I don't think in the future, Google should have to be driving all the streets in the world. Ideally, we will move toward a time in which everyone is providing data about the world in open formats, in ways that are search-able and crawl-able. What makes Street View so compelling, I think, is that it gives us a sense of place, a sense of the essence, be being-ness of the location we're looking at. And in fact, in places where we don't drive cars, you can still see geolocated photos. Look at Moscow, for instance, with Pegman selected. There are photos all over. Ideally, this is something self-perpetuating, something people want to open up.
That got me to thinking, especially after reading Ed Parson's recent post about a 1930's video of Teddition. He, and the commenters, talks about what can be seen there, and what has stayed the same. Ed ends with this statement:
"We are lucky to have rare video like this for it’s completeness but at the same time it’s disappointing that for future generations Google Street View which could offer a similar resouce has had to be mutilated to accomodate privacy concerns."
Indeed, there is something we miss out on. I am not arguing for doing away with privacy, I'm just ruminating here on pictures and meaning. The word "place" has many meanings in English, but they are interrelated. The reason satellite imagery, and particularly street view imagery is so compelling is that it relates something that standard maps can't, a sense of the place or essence of a location. And that place-ness, that sense that is tied to location, time, people, trees, buildings, smell, sounds, all of that is incredibly powerful, and I think Street View is only starting to touch on what that means to people.
I've been in Japan this last week, and at two GTUG meetings, I did demonstrations of custom Street View. In particular, people were interested in this simple holiday greeting from Digitas. In it, the developers added some panoramas to their Street View application through the API, which of course anyone could do. The panoramas lead off street into the digitas office where employees hold up signs and there are thought and word bubbles around them. This conveys a sense of the place, a sense of celebration and fun and associates it with Digitas. I hope it really is that fun to work there, they seem like really nice folks in the picture!

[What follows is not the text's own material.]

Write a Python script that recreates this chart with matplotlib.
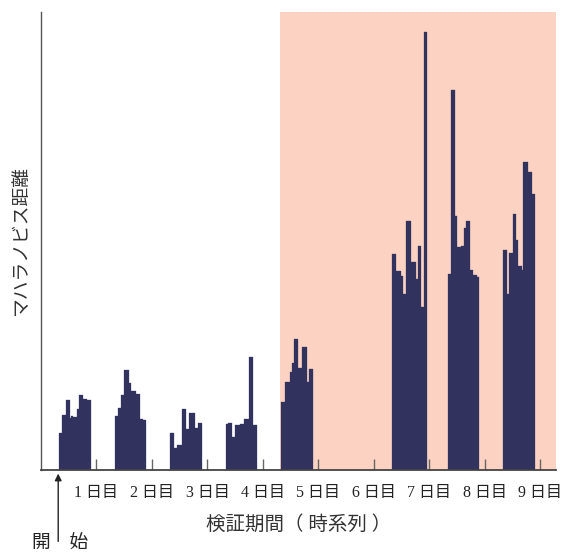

The point I'm trying to make is that by this simple set of panoramas and a few lines of code, they were able to extend the sense of place that is the city around them, and change it to create a view of the place that is their company.
I know there are lots of academic writings on this subject, but frankly since 1994 I get bored when post-modernism or marxist dialectics get mentioned, so my forays into those studies have been unsuccessful at moving me. I read the works of China Meivelle, or Armistead Maupin instead, each of whom conveys vividly this sense of place
Today, like most days I have free in cities not my own, I walked. I walked around Kyoto. Not to find temples or castles, but to find that sense of place. I walked around, a lot, often going back over the same streets, visiting occasionally the same shops. I tried my extremely limited Japanese, and people graciously helped me out. I walked not just the big streets, but the small ones, gathering into myself my own impressions, my own sense of Kyoto-ness. Of course, this is very different from living here, what the place is like, and especially different from being a native. I tried to take pictures (posting them later) that captured this sense. How will technology solve this? Street View, satellite imagery, they are a start, but I believe augmented reality applications are going to be the best bet for capturing the "-ness" of a place. And I believe at some point, most of us will be involved in that capturing. The popularity of check-in applications, the rise of geotagged photos and videos, providing reviews, Foodspotting, and more are already starting it. It's only been 6 years since Google Earth and the Maps API came out, I wonder what we're going to see in another 6 years.